The Maleconazo in a Can of Condensed Milk
The Maleconazo in a Can of Condensed Milk / Yoani Sanchez
Posted on August 5, 2014
14ymedio, YOANI SÁNCHEZ, Havana, 5 August 2014 – We had run around
together in our Cayo Hueso neighborhood. His family put up several
cardboard boxes in vacant lot near Zanja Street, similar to those they’d
had in Palmarito del Cauto. His last name was Maceo and something in his
face recalled that Titan of so many battles, except that his principal
and only skirmish would entail not a horse, but a flimsy raft. When the
Maleconazo broke out he joined in the shouting and escaped when the
arrests started. He didn’t want to go home because he knew the police
were looking for him.
He left alone on a monstrosity made of two inflated truck tires and
boards, tied together with ropes. His grandmother prepared water for him
in a plastic tank and gave him a can of condensed milk she’d been saving
for five years. It was one of those products from the USSR whose
contents arrived on the island congealed, after the long boat ride. My
generation grew up drinking this sugary lactose mixed with whatever came
to hand in the street. So Maceo added the can to his scanty stores—more
as an amulet than as food—and departed from San Lazaro cove.

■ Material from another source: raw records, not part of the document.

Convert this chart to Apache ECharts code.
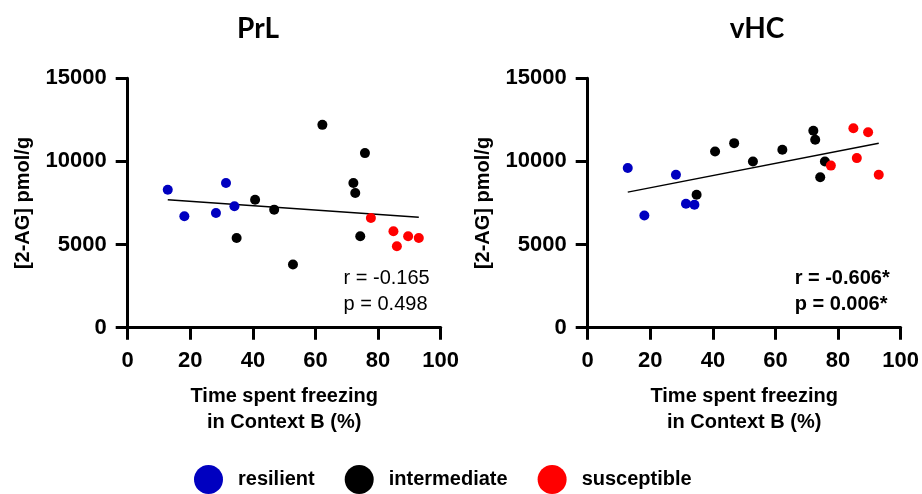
<!DOCTYPE html>
<html>
<head>
<meta charset="utf-8">
<script src="https://cdn.jsdelivr.net/npm/echarts@6/dist/echarts.min.js"></script>
<style>
html,body{margin:0;padding:0;background:#fff;}
#chart{width:922px;height:494px;}
</style>
</head>
<body>
<div id="chart"></div>
<script>
// ---- data ----
var panelTitles = ['PrL', 'vHC'];
var groupNames = ['resilient', 'intermediate', 'susceptible'];
var groupColors = ['#0000c0', '#000000', '#ff0000'];

var resilientX    = [12.8, 18.1, 28.2, 31.4, 34.1];
var intermediateX = [34.8, 40.7, 46.8, 52.8, 62.2, 72.1, 72.7, 75.8, 74.3];
var susceptibleX  = [77.7, 84.9, 86.0, 89.6, 93.0];

var prlResilient    = [8300, 6700, 6900, 8700, 7300];
var prlIntermediate = [5400, 7700, 7100, 3800, 12200, 8700, 8100, 10500, 5500];
var prlSusceptible  = [6600, 5800, 4900, 5500, 5400];

var vhcResilient    = [9600, 6750, 9200, 7450, 7400];
var vhcIntermediate = [8000, 10600, 11100, 10000, 10700, 11850, 11300, 10000, 9050];
var vhcSusceptible  = [9750, 12000, 10200, 11750, 9200];

var statsText = [['r = -0.165', 'p = 0.498'], ['r = -0.606*', 'p = 0.006*']];

var xTicks = [0, 20, 40, 60, 80, 100];
var yTicks = [0, 5000, 10000, 15000];
var xAxisName = 'Time spent freezing\nin Context B (%)';
var yAxisName = '[2-AG] pmol/g';

// ---- helpers ----
function pairs(xs, ys) { return xs.map(function (x, i) { return [x, ys[i]]; }); }
function fitLine(xs, ys) {
  var n = xs.length, mx = 0, my = 0;
  for (var i = 0; i < n; i++) { mx += xs[i]; my += ys[i]; }
  mx /= n; my /= n;
  var sxy = 0, sxx = 0;
  for (var j = 0; j < n; j++) { sxy += (xs[j] - mx) * (ys[j] - my); sxx += (xs[j] - mx) * (xs[j] - mx); }
  var b = sxy / sxx, a = my - b * mx;
  var x0 = Math.min.apply(null, xs), x1 = Math.max.apply(null, xs);
  return [[x0, a + b * x0], [x1, a + b * x1]];
}

var allX = resilientX.concat(intermediateX, susceptibleX);
var panels = [
  [prlResilient, prlIntermediate, prlSusceptible],
  [vhcResilient, vhcIntermediate, vhcSusceptible]
];

var gridLefts = [127.7, 587.7];
var titleCenters = [253, 752];
var gridW = 313, gridTop = 78.3, gridH = 249.4;
var FONT = '"Liberation Sans", Arial, sans-serif';

var grids = [], xAxes = [], yAxes = [], series = [], graphics = [], titles = [];
panels.forEach(function (groups, p) {
  grids.push({ left: gridLefts[p], top: gridTop, width: gridW, height: gridH, containLabel: false });
  var axisCommon = {
    axisLine: { show: true, onZero: false, lineStyle: { color: '#000', width: 3 } },
    axisTick: { show: true, length: 12, lineStyle: { color: '#000', width: 3 } },
    splitLine: { show: false }
  };
  var labelStyle = { color: '#000', fontFamily: FONT, fontWeight: 'bold', fontSize: 22,
    formatter: function (v) { return String(v); } };
  xAxes.push(Object.assign({}, axisCommon, {
    type: 'value', gridIndex: p, min: xTicks[0], max: xTicks[xTicks.length - 1], interval: xTicks[1] - xTicks[0],
    axisLabel: Object.assign({}, labelStyle, { margin: 22, showMaxLabel: true, showMinLabel: true }),
    name: xAxisName, nameLocation: 'middle', nameGap: 56,
    nameTextStyle: { color: '#000', fontFamily: FONT, fontWeight: 'bold', fontSize: 20, lineHeight: 26 }
  }));
  yAxes.push(Object.assign({}, axisCommon, {
    type: 'value', gridIndex: p, min: yTicks[0], max: yTicks[yTicks.length - 1], interval: yTicks[1] - yTicks[0],
    axisLabel: Object.assign({}, labelStyle, { margin: 21 }),
    name: yAxisName, nameLocation: 'middle', nameGap: 94,
    nameTextStyle: { color: '#000', fontFamily: FONT, fontWeight: 'bold', fontSize: 20 }
  }));
  var xsGroups = [resilientX, intermediateX, susceptibleX];
  groups.forEach(function (ys, g) {
    series.push({
      name: groupNames[g], type: 'scatter', xAxisIndex: p, yAxisIndex: p,
      symbol: 'circle', symbolSize: 10,
      itemStyle: { color: groupColors[g], opacity: 1 },
      data: pairs(xsGroups[g], ys), z: 3
    });
  });
  var allY = groups[0].concat(groups[1], groups[2]);
  series.push({
    type: 'line', xAxisIndex: p, yAxisIndex: p, data: fitLine(allX, allY),
    symbol: 'none', lineStyle: { color: '#000', width: 1.5 }, silent: true, z: 2
  });
  titles.push({
    text: panelTitles[p], left: titleCenters[p], top: 10,
    textAlign: 'center',
    textStyle: { fontFamily: 'Lato, sans-serif', fontWeight: 'bold', fontSize: 28, color: '#000' }
  });
  graphics.push({
    type: 'text', right: 922 - (gridLefts[p] + gridW - 11), top: 265,
    style: {
      text: statsText[p].join('\n'), align: 'right', fill: '#000',
      font: (p === 1 ? 'bold ' : '') + '20px "Liberation Sans", Arial, sans-serif',
      lineHeight: 26
    }
  });
});

var chart = echarts.init(document.getElementById('chart'), null, { renderer: 'canvas' });
chart.setOption({
  backgroundColor: '#fff',
  animation: false,
  title: titles,
  grid: grids,
  xAxis: xAxes,
  yAxis: yAxes,
  legend: {
    data: groupNames, left: 189, top: 460,
    icon: 'circle', itemWidth: 29, itemHeight: 29, itemGap: 30,
    itemStyle: { opacity: 1 },
    textStyle: { color: '#000', fontFamily: FONT, fontWeight: 'bold', fontSize: 20, padding: [0, 0, 0, 10] }
  },
  graphic: graphics,
  series: series
});
</script>
</body>
</html>
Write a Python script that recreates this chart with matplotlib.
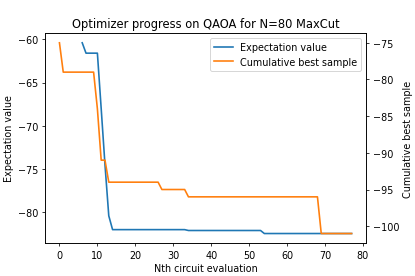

He never arrived. His family waited and waited and waited. His parents
searched the lists of those held at the Guantanamo Naval Base, but his
name was never on them. They asked others who capsized near the coast
and tried to leave again. No one knew of Maceo. They inquired at the
morgues where they kept the remains of the dead who washed up on shore.
In those bleak places they looked at everyone, but never saw their son.
A young man told them that near the first shelf he had come across a
single raft, floating in nothingness. “It was empty,” he told them, “it
only had a piece of a sweater and a can of condensed milk.”